* Requirement:
Write out the listing below in full and exactly, leaving out every picture.

* Data extract:
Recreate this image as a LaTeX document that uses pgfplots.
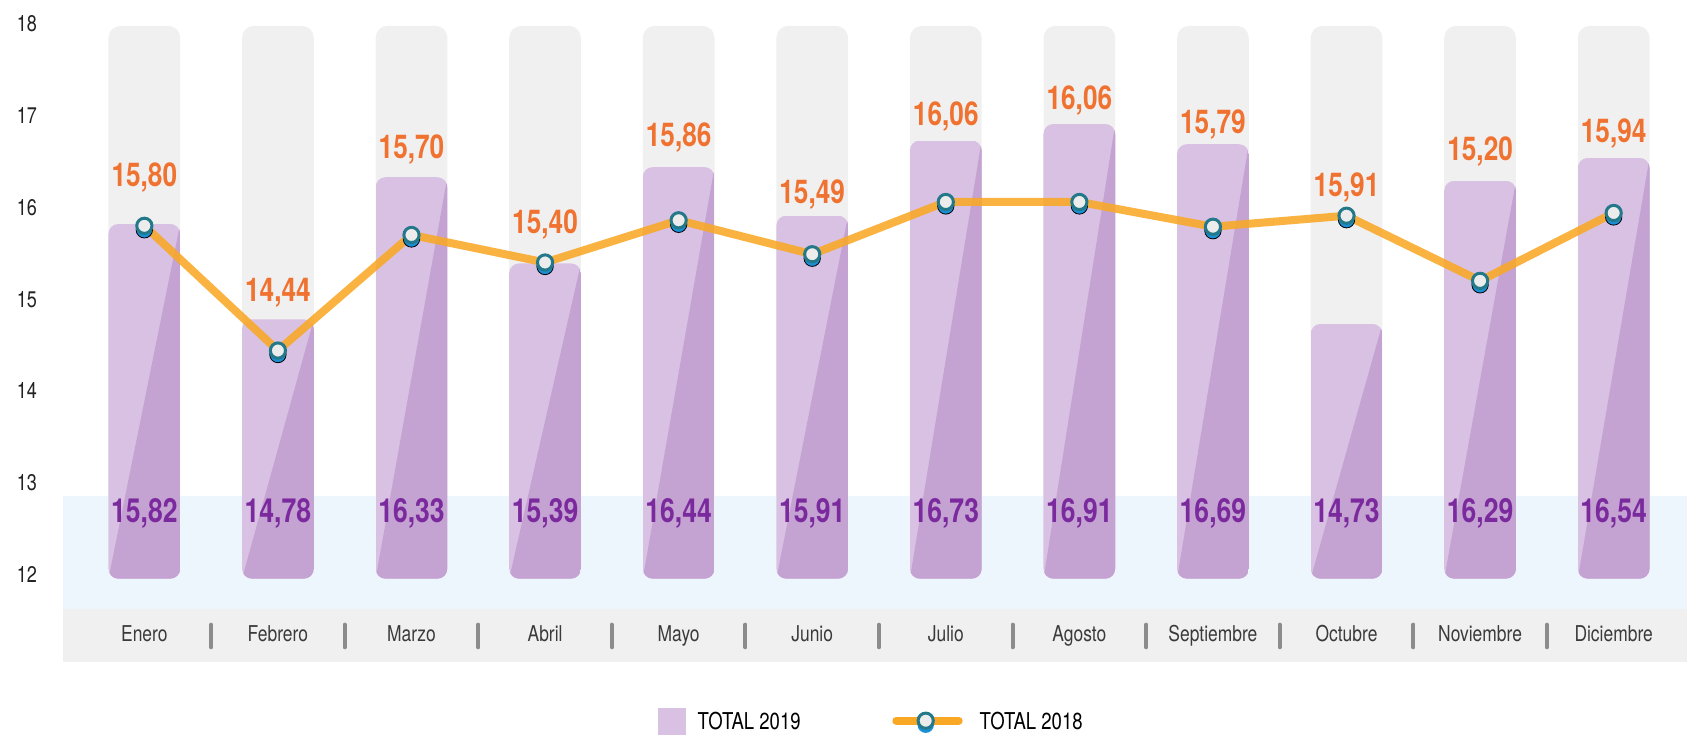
\documentclass[border=0pt]{standalone}
\usepackage{fontspec}
\setmainfont{TeX Gyre Heros}[FakeStretch=0.8]
\usepackage{pgfplots}
\usepackage{pgfplotstable}
\pgfplotsset{compat=1.18}

\definecolor{bggray}{HTML}{F0F0F0}
\definecolor{bandblue}{HTML}{EEF6FD}
\definecolor{barlight}{HTML}{D9C1E3}
\definecolor{bardark}{HTML}{C4A2D2}
\definecolor{purpletext}{HTML}{7B2A9E}
\definecolor{orangetext}{HTML}{F07230}
\definecolor{lineorange}{HTML}{F9A825}
\definecolor{markfill}{HTML}{ECECEC}
\definecolor{tealc}{HTML}{23798A}
\definecolor{shadowblue}{HTML}{1A8FD3}
\definecolor{monthc}{HTML}{3A3A3A}
\definecolor{tickc}{HTML}{222222}
\definecolor{sepc}{HTML}{8C8C8C}

% x: month index; v19: TOTAL 2019; v18: TOTAL 2018
% base/top: bar baseline and background-bar top; ly18/lp19: label heights
\pgfplotstableread{
x  v19   v18   base   top   ly18   lp19
0  15.82 15.80 11.952 17.98 16.354 12.69
1  14.78 14.44 11.952 17.98 15.100 12.69
2  16.33 15.70 11.952 17.98 16.662 12.69
3  15.39 15.40 11.952 17.98 15.845 12.69
4  16.44 15.86 11.952 17.98 16.790 12.69
5  15.91 15.49 11.952 17.98 16.165 12.69
6  16.73 16.06 11.952 17.98 17.015 12.69
7  16.91 16.06 11.952 17.98 17.190 12.69
8  16.69 15.79 11.952 17.98 16.935 12.69
9  14.73 15.91 11.952 17.98 16.245 12.69
10 16.29 15.20 11.952 17.98 16.634 12.69
11 16.54 15.94 11.952 17.98 16.833 12.69
}\data

% separators between month labels (segments, split by nan rows)
\pgfplotstableread{
sx   sy
0.5  11.204
0.5  11.451
nan  nan
1.5  11.204
1.5  11.451
nan  nan
2.5  11.204
2.5  11.451
nan  nan
3.5  11.204
3.5  11.451
nan  nan
4.5  11.204
4.5  11.451
nan  nan
5.5  11.204
5.5  11.451
nan  nan
6.5  11.204
6.5  11.451
nan  nan
7.5  11.204
7.5  11.451
nan  nan
8.5  11.204
8.5  11.451
nan  nan
9.5  11.204
9.5  11.451
nan  nan
10.5 11.204
10.5 11.451
}\seps

% one y unit = 330.85pt / 7.215 = 45.8558pt ; bar half width = 17.94pt
\pgfdeclareplotmark{pbar}{%
  \pgfmathsetmacro\hh{\barh*45.8558}%
  \begin{scope}
    \path[clip, draw=none, rounded corners=5pt] (-17.94pt,-\hh pt) rectangle (17.94pt,0pt);
    \fill[barlight, draw=none] (-17.94pt,-\hh pt) rectangle (17.94pt,0pt);
    \fill[bardark, draw=none] (-17.94pt,-\hh pt) -- (17.94pt,-\hh pt) -- (17.94pt,0pt) -- cycle;
  \end{scope}
}

\pgfplotsset{
  frame/.style={
    at={(31.5pt,36.65pt)}, anchor=south west, scale only axis,
    width=812pt, height=330.85pt,
    xmin=-0.609, xmax=11.549, ymin=11.047, ymax=18.262,
    axis line style={draw=none}, tick style={draw=none},
    clip bounding box=upper bound,
  },
  numlab/.style={
    /pgf/number format/use comma,
    /pgf/number format/fixed,
    /pgf/number format/fixed zerofill,
    /pgf/number format/precision=2,
    /pgf/number format/assume math mode=true,
  },
}

\begin{document}
\begin{tikzpicture}
\path[use as bounding box] (0pt,0pt) rectangle (843.5pt,367.5pt);

% ---------- axis 1: bands, background bars, ticks ----------
\begin{axis}[frame, ybar stacked, bar width=0.537, axis on top,
  ytick={12,13,14,15,16,17,18},
  /pgf/number format/assume math mode=true,
  yticklabel style={anchor=east, inner sep=0pt, xshift=-12.85pt,
    font=\fontsize{11.3}{13}\selectfont, text=tickc},
  xtick={0,1,2,3,4,5,6,7,8,9,10,11},
  xticklabels={Enero,Febrero,Marzo,Abril,Mayo,Junio,Julio,Agosto,Septiembre,Octubre,Noviembre,Diciembre},
  xticklabel style={anchor=center, yshift=14.2pt, inner sep=0pt,
    text height=7.8pt, text depth=0pt,
    font=\fontsize{10.9}{13}\selectfont, text=monthc},
]
\fill[bggray] (axis cs:-0.609,11.047) rectangle (axis cs:11.549,11.619);
\fill[bandblue] (axis cs:-0.609,11.619) rectangle (axis cs:11.549,12.854);
\addplot[draw=none, fill=none, forget plot] table[x=x, y=base] {\data};
\addplot[fill=bggray, draw=none, rounded corners=6pt]
  table[x=x, y expr=\thisrow{top}-\thisrow{base}] {\data};
\end{axis}

% ---------- axis 2: TOTAL 2019 bars ----------
\begin{axis}[frame, hide axis, clip=false]
\addplot[only marks, mark=pbar, draw=none, mark options={draw=none},
  visualization depends on={\thisrow{v19}-\thisrow{base} \as \barh}]
  table[x=x, y=v19] {\data};
\end{axis}

% ---------- axis 3: separators, TOTAL 2018 line, markers, value labels ----------
\begin{axis}[frame, hide axis, clip=false, numlab]
\addplot[sepc, line width=2pt, line cap=round, mark=none, unbounded coords=jump]
  table[x=sx, y=sy] {\seps};
\addplot[lineorange, line width=4pt, opacity=0.88, line join=round, mark=none]
  table[x=x, y=v18] {\data};
\addplot[only marks, mark=*, mark size=4.1pt,
  mark options={fill=shadowblue, draw=none, yshift=-2pt}]
  table[x=x, y=v18] {\data};
\addplot[only marks, mark=*, mark size=3.8pt,
  mark options={fill=markfill, draw=tealc, line width=1.5pt}]
  table[x=x, y=v18] {\data};
% orange labels (2018)
\addplot[draw=none, mark=none, nodes near coords, point meta=explicit,
  nodes near coords align=center,
  every node near coord/.append style={anchor=center, inner sep=0pt,
    text height=11.6pt, text depth=0pt,
    font=\fontsize{16.4}{18}\selectfont\bfseries, text=orangetext}]
  table[x=x, y=ly18, meta=v18] {\data};
% purple labels (2019)
\addplot[draw=none, mark=none, nodes near coords, point meta=explicit,
  nodes near coords align=center,
  every node near coord/.append style={anchor=center, inner sep=0pt,
    text height=11.6pt, text depth=0pt,
    font=\fontsize{16.6}{18}\selectfont\bfseries, text=purpletext}]
  table[x=x, y=lp19, meta=v19] {\data};
\end{axis}

% ---------- legend ----------
\fill[barlight] (329.15pt,0pt) rectangle (342.85pt,13.35pt);
\node[anchor=west, inner sep=0pt, font=\fontsize{11.6}{13}\selectfont, text=black]
  at (348.65pt,6.75pt) {TOTAL 2019};
\draw[lineorange, line width=4pt, line cap=round] (448.15pt,7.15pt) -- (479.35pt,7.15pt);
\fill[shadowblue] (462.85pt,5.15pt) circle (4.1pt);
\draw[tealc, fill=markfill, line width=1.5pt] (462.85pt,7.15pt) circle (3.8pt);
\node[anchor=west, inner sep=0pt, font=\fontsize{11.6}{13}\selectfont, text=black]
  at (489.65pt,6.75pt) {TOTAL 2018};
\end{tikzpicture}
\end{document}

* Expected output:
Recreate this image as a LaTeX document that uses pgfplots.
\documentclass[border=0pt]{standalone}
\usepackage{fontspec}
\setmainfont{TeX Gyre Heros}[FakeStretch=0.8]
\usepackage{pgfplots}
\usepackage{pgfplotstable}
\pgfplotsset{compat=1.18}

\definecolor{bggray}{HTML}{F0F0F0}
\definecolor{bandblue}{HTML}{EEF6FD}
\definecolor{barlight}{HTML}{D9C1E3}
\definecolor{bardark}{HTML}{C4A2D2}
\definecolor{purpletext}{HTML}{7B2A9E}
\definecolor{orangetext}{HTML}{F07230}
\definecolor{lineorange}{HTML}{F9A825}
\definecolor{markfill}{HTML}{ECECEC}
\definecolor{tealc}{HTML}{23798A}
\definecolor{shadowblue}{HTML}{1A8FD3}
\definecolor{monthc}{HTML}{3A3A3A}
\definecolor{tickc}{HTML}{222222}
\definecolor{sepc}{HTML}{8C8C8C}

% x: month index; v19: TOTAL 2019; v18: TOTAL 2018
% base/top: bar baseline and background-bar top; ly18/lp19: label heights
\pgfplotstableread{
x  v19   v18   base   top   ly18   lp19
0  15.82 15.80 11.952 17.98 16.354 12.69
1  14.78 14.44 11.952 17.98 15.100 12.69
2  16.33 15.70 11.952 17.98 16.662 12.69
3  15.39 15.40 11.952 17.98 15.845 12.69
4  16.44 15.86 11.952 17.98 16.790 12.69
5  15.91 15.49 11.952 17.98 16.165 12.69
6  16.73 16.06 11.952 17.98 17.015 12.69
7  16.91 16.06 11.952 17.98 17.190 12.69
8  16.69 15.79 11.952 17.98 16.935 12.69
9  14.73 15.91 11.952 17.98 16.245 12.69
10 16.29 15.20 11.952 17.98 16.634 12.69
11 16.54 15.94 11.952 17.98 16.833 12.69
}\data

% separators between month labels (segments, split by nan rows)
\pgfplotstableread{
sx   sy
0.5  11.204
0.5  11.451
nan  nan
1.5  11.204
1.5  11.451
nan  nan
2.5  11.204
2.5  11.451
nan  nan
3.5  11.204
3.5  11.451
nan  nan
4.5  11.204
4.5  11.451
nan  nan
5.5  11.204
5.5  11.451
nan  nan
6.5  11.204
6.5  11.451
nan  nan
7.5  11.204
7.5  11.451
nan  nan
8.5  11.204
8.5  11.451
nan  nan
9.5  11.204
9.5  11.451
nan  nan
10.5 11.204
10.5 11.451
}\seps

% one y unit = 330.85pt / 7.215 = 45.8558pt ; bar half width = 17.94pt
\pgfdeclareplotmark{pbar}{%
  \pgfmathsetmacro\hh{\barh*45.8558}%
  \begin{scope}
    \path[clip, draw=none, rounded corners=5pt] (-17.94pt,-\hh pt) rectangle (17.94pt,0pt);
    \fill[barlight, draw=none] (-17.94pt,-\hh pt) rectangle (17.94pt,0pt);
    \fill[bardark, draw=none] (-17.94pt,-\hh pt) -- (17.94pt,-\hh pt) -- (17.94pt,0pt) -- cycle;
  \end{scope}
}

\pgfplotsset{
  frame/.style={
    at={(31.5pt,36.65pt)}, anchor=south west, scale only axis,
    width=812pt, height=330.85pt,
    xmin=-0.609, xmax=11.549, ymin=11.047, ymax=18.262,
    axis line style={draw=none}, tick style={draw=none},
    clip bounding box=upper bound,
  },
  numlab/.style={
    /pgf/number format/use comma,
    /pgf/number format/fixed,
    /pgf/number format/fixed zerofill,
    /pgf/number format/precision=2,
    /pgf/number format/assume math mode=true,
  },
}

\begin{document}
\begin{tikzpicture}
\path[use as bounding box] (0pt,0pt) rectangle (843.5pt,367.5pt);

% ---------- axis 1: bands, background bars, ticks ----------
\begin{axis}[frame, ybar stacked, bar width=0.537, axis on top,
  ytick={12,13,14,15,16,17,18},
  /pgf/number format/assume math mode=true,
  yticklabel style={anchor=east, inner sep=0pt, xshift=-12.85pt,
    font=\fontsize{11.3}{13}\selectfont, text=tickc},
  xtick={0,1,2,3,4,5,6,7,8,9,10,11},
  xticklabels={Enero,Febrero,Marzo,Abril,Mayo,Junio,Julio,Agosto,Septiembre,Octubre,Noviembre,Diciembre},
  xticklabel style={anchor=center, yshift=14.2pt, inner sep=0pt,
    text height=7.8pt, text depth=0pt,
    font=\fontsize{10.9}{13}\selectfont, text=monthc},
]
\fill[bggray] (axis cs:-0.609,11.047) rectangle (axis cs:11.549,11.619);
\fill[bandblue] (axis cs:-0.609,11.619) rectangle (axis cs:11.549,12.854);
\addplot[draw=none, fill=none, forget plot] table[x=x, y=base] {\data};
\addplot[fill=bggray, draw=none, rounded corners=6pt]
  table[x=x, y expr=\thisrow{top}-\thisrow{base}] {\data};
\end{axis}

% ---------- axis 2: TOTAL 2019 bars ----------
\begin{axis}[frame, hide axis, clip=false]
\addplot[only marks, mark=pbar, draw=none, mark options={draw=none},
  visualization depends on={\thisrow{v19}-\thisrow{base} \as \barh}]
  table[x=x, y=v19] {\data};
\end{axis}

% ---------- axis 3: separators, TOTAL 2018 line, markers, value labels ----------
\begin{axis}[frame, hide axis, clip=false, numlab]
\addplot[sepc, line width=2pt, line cap=round, mark=none, unbounded coords=jump]
  table[x=sx, y=sy] {\seps};
\addplot[lineorange, line width=4pt, opacity=0.88, line join=round, mark=none]
  table[x=x, y=v18] {\data};
\addplot[only marks, mark=*, mark size=4.1pt,
  mark options={fill=shadowblue, draw=none, yshift=-2pt}]
  table[x=x, y=v18] {\data};
\addplot[only marks, mark=*, mark size=3.8pt,
  mark options={fill=markfill, draw=tealc, line width=1.5pt}]
  table[x=x, y=v18] {\data};
% orange labels (2018)
\addplot[draw=none, mark=none, nodes near coords, point meta=explicit,
  nodes near coords align=center,
  every node near coord/.append style={anchor=center, inner sep=0pt,
    text height=11.6pt, text depth=0pt,
    font=\fontsize{16.4}{18}\selectfont\bfseries, text=orangetext}]
  table[x=x, y=ly18, meta=v18] {\data};
% purple labels (2019)
\addplot[draw=none, mark=none, nodes near coords, point meta=explicit,
  nodes near coords align=center,
  every node near coord/.append style={anchor=center, inner sep=0pt,
    text height=11.6pt, text depth=0pt,
    font=\fontsize{16.6}{18}\selectfont\bfseries, text=purpletext}]
  table[x=x, y=lp19, meta=v19] {\data};
\end{axis}

% ---------- legend ----------
\fill[barlight] (329.15pt,0pt) rectangle (342.85pt,13.35pt);
\node[anchor=west, inner sep=0pt, font=\fontsize{11.6}{13}\selectfont, text=black]
  at (348.65pt,6.75pt) {TOTAL 2019};
\draw[lineorange, line width=4pt, line cap=round] (448.15pt,7.15pt) -- (479.35pt,7.15pt);
\fill[shadowblue] (462.85pt,5.15pt) circle (4.1pt);
\draw[tealc, fill=markfill, line width=1.5pt] (462.85pt,7.15pt) circle (3.8pt);
\node[anchor=west, inner sep=0pt, font=\fontsize{11.6}{13}\selectfont, text=black]
  at (489.65pt,6.75pt) {TOTAL 2018};
\end{tikzpicture}
\end{document}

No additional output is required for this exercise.